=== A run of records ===
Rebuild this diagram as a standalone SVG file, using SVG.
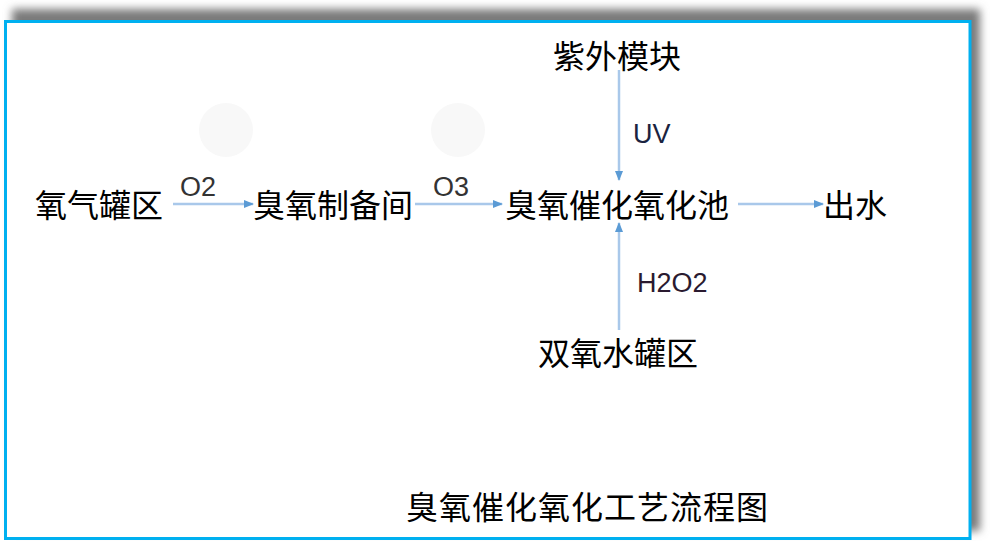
<svg xmlns="http://www.w3.org/2000/svg" width="994" height="544" viewBox="0 0 994 544">
<defs>
<filter id="sh" x="-5%" y="-10%" width="110%" height="120%"><feGaussianBlur stdDeviation="4"/></filter>
<marker id="ah" viewBox="0 0 10 10" refX="9" refY="5" markerWidth="4" markerHeight="4" orient="auto" markerUnits="strokeWidth"><path d="M0,1 L10,5 L0,9 z" fill="#5b9bd5"/></marker>
<style>
.cn{font-family:"Noto Sans CJK SC","Microsoft YaHei",sans-serif;font-size:32px;fill:#000}
.lb{font-family:"Liberation Sans",Arial,sans-serif;font-size:27px}
.ln{stroke:#a9c8ea;stroke-width:2.5;fill:none;marker-end:url(#ah)}
</style>
</defs>
<rect x="0" y="0" width="994" height="544" fill="#fff"/>
<rect x="12" y="9" width="968" height="522" fill="#7a7a7a" filter="url(#sh)"/>
<rect x="5.5" y="21.5" width="964.5" height="517" fill="#fff" stroke="#00b0f0" stroke-width="3"/>
<ellipse cx="226" cy="130" rx="27" ry="27" fill="#f8f8f8"/>
<ellipse cx="458" cy="130" rx="27" ry="27" fill="#f8f8f8"/>
<g id="connectors">
<line class="ln" x1="173" y1="204" x2="253" y2="204"/>
<line class="ln" x1="415" y1="204" x2="502" y2="204"/>
<line class="ln" x1="738" y1="204" x2="823" y2="204"/>
<line class="ln" x1="619" y1="70" x2="619" y2="180"/>
<line class="ln" x1="619" y1="330" x2="619" y2="223"/>
<text class="lb" x="180" y="196" fill="#333">O2</text>
<text class="lb" x="433" y="196" fill="#333">O3</text>
<text class="lb" x="633" y="143" fill="#1a2340">UV</text>
<text class="lb" x="637" y="292" fill="#2a1a30">H2O2</text>
</g>
<g id="n1"><text class="cn" x="35" y="217">氧气罐区</text></g>
<g id="n2"><text class="cn" x="253" y="217">臭氧制备间</text></g>
<g id="n3"><text class="cn" x="505" y="217">臭氧催化氧化池</text></g>
<g id="n4"><text class="cn" x="823" y="217">出水</text></g>
<g id="n5"><text class="cn" x="553" y="68">紫外模块</text></g>
<g id="n6"><text class="cn" x="538" y="365">双氧水罐区</text></g>
<g id="title"><text class="cn" x="406" y="519" letter-spacing="1">臭氧催化氧化工艺流程图</text></g>
</svg>
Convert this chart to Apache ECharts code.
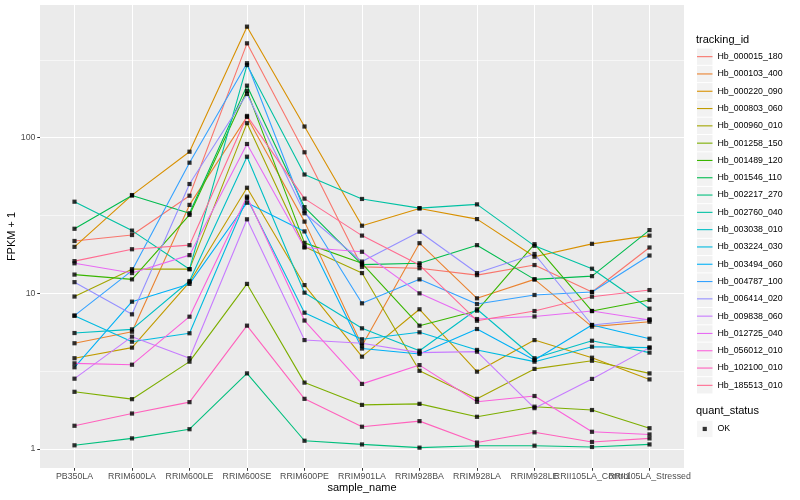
<!DOCTYPE html>
<html>
<head>
<meta charset="utf-8">
<script src="https://cdn.jsdelivr.net/npm/echarts@6/dist/echarts.min.js"></script>
<style>html,body{margin:0;padding:0;background:#fff}#c{width:800px;height:500px}</style>
</head>
<body>
<div id="c"></div>
<script>
const categories = ["PB350LA","RRIM600LA","RRIM600LE","RRIM600SE","RRIM600PE","RRIM901LA","RRIM928BA","RRIM928LA","RRIM928LE","RRII105LA_Control","RRII105LA_Stressed"];
const trackingIds = ["Hb_000015_180","Hb_000103_400","Hb_000220_090","Hb_000803_060","Hb_000960_010","Hb_001258_150","Hb_001489_120","Hb_001546_110","Hb_002217_270","Hb_002760_040","Hb_003038_010","Hb_003224_030","Hb_003494_060","Hb_004787_100","Hb_006414_020","Hb_009838_060","Hb_012725_040","Hb_056012_010","Hb_102100_010","Hb_185513_010"];
const lineColors = ["#F8766D","#EA8331","#D89000","#C09B00","#A3A500","#7CAE00","#39B600","#00BB4E","#00BF7D","#00C1A3","#00BFC4","#00BAE0","#00B0F6","#35A2FF","#9590FF","#C77CFF","#E76BF3","#FA62DB","#FF62BC","#FF6C91"];
const yTickValues = [1, 10, 100];
const yMinorValues = [3.1623, 31.623, 316.23];

// FPKM + 1 per sample, in category order
const Hb_000015_180 = [21.7, 23.7, 42.4, 404, 80.6, 14.8, 14.5, 13.1, 15.2, 10.2, 19.7];
const Hb_000103_400 = [4.78, 5.67, 37.0, 136, 28.9, 4.61, 21.0, 9.29, 12.3, 6.11, 6.57];
const Hb_000220_090 = [19.9, 42.8, 81.3, 517, 118, 27.2, 35.1, 30.0, 17.2, 20.8, 23.5];
const Hb_000803_060 = [3.83, 4.48, 11.8, 47.7, 11.3, 3.92, 7.90, 3.14, 5.01, 3.86, 2.80];
const Hb_000960_010 = [9.54, 14.3, 14.3, 124, 19.9, 13.5, 3.18, 2.10, 3.27, 3.69, 3.06];
const Hb_001258_150 = [2.33, 2.09, 3.64, 11.5, 2.67, 1.92, 1.95, 1.61, 1.87, 1.78, 1.36];
const Hb_001489_120 = [13.2, 12.3, 31.9, 200, 21.1, 15.6, 6.20, 7.74, 20.7, 7.70, 9.07];
const Hb_001546_110 = [26.0, 42.5, 32.7, 216, 35.8, 15.3, 15.6, 20.4, 12.3, 12.9, 25.5];
const Hb_002217_270 = [1.056, 1.17, 1.34, 3.06, 1.13, 1.07, 1.02, 1.05, 1.05, 1.03, 1.07];
const Hb_002760_040 = [38.8, 25.3, 14.3, 293, 58.0, 40.4, 35.3, 37.3, 20.2, 14.4, 7.97];
const Hb_003038_010 = [5.56, 5.87, 12.0, 75.5, 10.1, 5.96, 4.28, 7.90, 3.83, 4.96, 4.16];
const Hb_003224_030 = [7.19, 4.89, 5.54, 40.8, 7.51, 5.07, 5.62, 4.33, 3.64, 4.54, 4.48];
const Hb_003494_060 = [3.35, 8.84, 11.5, 38.2, 25.0, 4.42, 4.08, 5.90, 3.73, 6.26, 5.11];
const Hb_004787_100 = [7.19, 14.0, 69.1, 301, 33.8, 8.63, 12.3, 8.54, 9.76, 10.2, 17.5];
const Hb_006414_020 = [11.8, 7.33, 50.4, 191, 32.7, 16.0, 24.9, 13.5, 17.9, 6.26, 6.81];
const Hb_009838_060 = [2.83, 5.27, 3.83, 29.9, 5.01, 4.78, 4.16, 4.22, 1.83, 2.82, 4.48];
const Hb_012725_040 = [15.6, 13.5, 17.6, 91.1, 19.7, 18.5, 10.0, 6.84, 7.10, 7.70, 6.74];
const Hb_056012_010 = [3.55, 3.48, 7.08, 41.8, 6.69, 2.62, 3.46, 2.01, 2.19, 1.29, 1.24];
const Hb_102100_010 = [1.41, 1.69, 2.00, 6.20, 2.10, 1.39, 1.51, 1.10, 1.28, 1.11, 1.17];
const Hb_185513_010 = [16.1, 19.2, 20.4, 138, 40.6, 23.5, 15.2, 6.67, 7.70, 9.52, 10.5];

const seriesValues = [Hb_000015_180, Hb_000103_400, Hb_000220_090, Hb_000803_060, Hb_000960_010, Hb_001258_150, Hb_001489_120, Hb_001546_110, Hb_002217_270, Hb_002760_040, Hb_003038_010, Hb_003224_030, Hb_003494_060, Hb_004787_100, Hb_006414_020, Hb_009838_060, Hb_012725_040, Hb_056012_010, Hb_102100_010, Hb_185513_010];

const FONT = "'Liberation Sans', Arial, Helvetica, sans-serif";
const lg = v => Math.log10(v);
const xIdx = categories.map((c, i) => i);

const lineSeries = trackingIds.map((id, k) => ({
  name: id,
  type: 'line',
  xAxisIndex: 0, yAxisIndex: 0,
  data: seriesValues[k].map((v, i) => [i, lg(v)]),
  symbol: 'none',
  color: lineColors[k],
  lineStyle: { width: 1.1, color: lineColors[k] },
  emphasis: { disabled: true },
  z: 2
}));
const pointData = [];
seriesValues.forEach(arr => arr.forEach((v, i) => pointData.push([i, lg(v)])));
const pointSeries = {
  name: 'OK', type: 'scatter', data: pointData,
  symbol: 'rect', symbolSize: 4.2, color: '#000000',
  itemStyle: { color: '#000000' }, emphasis: { disabled: true }, z: 3
};

const yMin = -0.1221, yMax = 2.8526;
const legendCommon = {
  orient: 'vertical', left: 697, padding: 0, itemGap: 1,
  itemWidth: 15.5, itemHeight: 16.3, selectedMode: false,
  textStyle: { fontSize: 8.8, color: '#000', fontFamily: FONT }
};

const option = {
  animation: false,
  backgroundColor: '#ffffff',
  textStyle: { fontFamily: FONT },
  grid: [
    { left: 40, top: 5, width: 644, height: 463, show: true, backgroundColor: '#EBEBEB', borderWidth: 0, containLabel: false, outerBoundsMode: 'none' },
    // label band: same panel, category centres placed with ggplot's 0.6-unit expansion
    { left: 45.75, top: 5, width: 632.5, height: 463, show: false, containLabel: false, outerBoundsMode: 'none' }
  ],
  title: [
    { text: 'tracking_id', left: 696, top: 34.5, padding: 0, textStyle: { fontSize: 11, fontWeight: 'normal', color: '#000', fontFamily: FONT } },
    { text: 'quant_status', left: 696, top: 405.5, padding: 0, textStyle: { fontSize: 11, fontWeight: 'normal', color: '#000', fontFamily: FONT } }
  ],
  legend: [
    Object.assign({}, legendCommon, { top: 48.5, z: 1, data: trackingIds.map(n => ({ name: n, icon: 'rect' })), itemStyle: { color: '#F2F2F2', borderWidth: 0 }, textStyle: { fontSize: 8.8, color: 'rgba(0,0,0,0)', fontFamily: FONT } }),
    Object.assign({}, legendCommon, { top: 48.5, z: 3, data: trackingIds.map(n => ({ name: n, icon: 'path://M0,0 M15.5,16.3 M0,7.6 L15.5,7.6 L15.5,8.7 L0,8.7 Z' })), itemStyle: { borderWidth: 0 } }),
    Object.assign({}, legendCommon, { top: 420.8, z: 1, data: [{ name: 'OK', icon: 'rect' }], itemStyle: { color: '#F2F2F2', borderWidth: 0 }, textStyle: { fontSize: 8.8, color: 'rgba(0,0,0,0)', fontFamily: FONT } }),
    Object.assign({}, legendCommon, { top: 420.8, z: 3, data: [{ name: 'OK', icon: 'path://M0,0 M15.5,16.3 M5.65,6.05 L9.85,6.05 L9.85,10.25 L5.65,10.25 Z' }], itemStyle: { borderWidth: 0 } })
  ],
  xAxis: [{
    type: 'value', gridIndex: 0, min: -0.6, max: 10.6, position: 'bottom',
    name: 'sample_name', nameLocation: 'middle', nameGap: 14.5, nameMoveOverlap: false,
    nameTextStyle: { fontSize: 11, color: '#000', fontFamily: FONT },
    axisLine: { show: false, onZero: false },
    axisTick: { show: false, customValues: xIdx },
    axisLabel: { show: false, customValues: xIdx },
    splitLine: { show: true, customValues: xIdx, lineStyle: { color: '#FFFFFF', width: 1.05 } },
    minorSplitLine: { show: false }
  }, {
    type: 'category', gridIndex: 1, data: categories, boundaryGap: true, position: 'bottom',
    axisLine: { show: false, onZero: false },
    axisTick: { show: true, alignWithLabel: true, interval: 0, length: 2.75, lineStyle: { color: '#333333', width: 1.05 } },
    axisLabel: { interval: 0, margin: 4.5, fontSize: 8.8, color: '#4D4D4D', fontFamily: FONT, hideOverlap: false },
    splitLine: { show: false }
  }],
  yAxis: [{
    type: 'value', gridIndex: 0, min: yMin, max: yMax, position: 'left',
    name: 'FPKM + 1', nameLocation: 'middle', nameGap: 23, nameRotate: 90, nameMoveOverlap: false,
    nameTextStyle: { fontSize: 11, color: '#000', fontFamily: FONT },
    axisLine: { show: false, onZero: false },
    axisTick: { show: true, length: 2.75, customValues: yTickValues.map(lg), lineStyle: { color: '#333333', width: 1.05 } },
    axisLabel: { customValues: yTickValues.map(lg), margin: 4.5, fontSize: 8.8, color: '#4D4D4D', fontFamily: FONT, showMinLabel: true, showMaxLabel: true, formatter: v => String(Math.round(Math.pow(10, v))) },
    splitLine: { show: true, customValues: yTickValues.map(lg), lineStyle: { color: '#FFFFFF', width: 1.05 } }
  }, {
    type: 'value', gridIndex: 0, min: yMin, max: yMax, position: 'left',
    axisLine: { show: false, onZero: false },
    axisTick: { show: false, customValues: yMinorValues.map(lg) },
    axisLabel: { show: false, customValues: yMinorValues.map(lg) },
    splitLine: { show: true, customValues: yMinorValues.map(lg), lineStyle: { color: '#FFFFFF', width: 0.55 } }
  }, {
    type: 'value', gridIndex: 1, min: 0, max: 1, show: false
  }],
  series: lineSeries.concat([pointSeries])
};

const chart = echarts.init(document.getElementById('c'), null, { renderer: 'canvas' });
chart.setOption(option);
</script>
</body>
</html>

=== Challenge ===
Gather and copy every line of the data in which the string "this" is found.

=== Completed task ===
Rebuild this diagram as a standalone SVG file, using SVG.
Convert this chart to Apache ECharts code.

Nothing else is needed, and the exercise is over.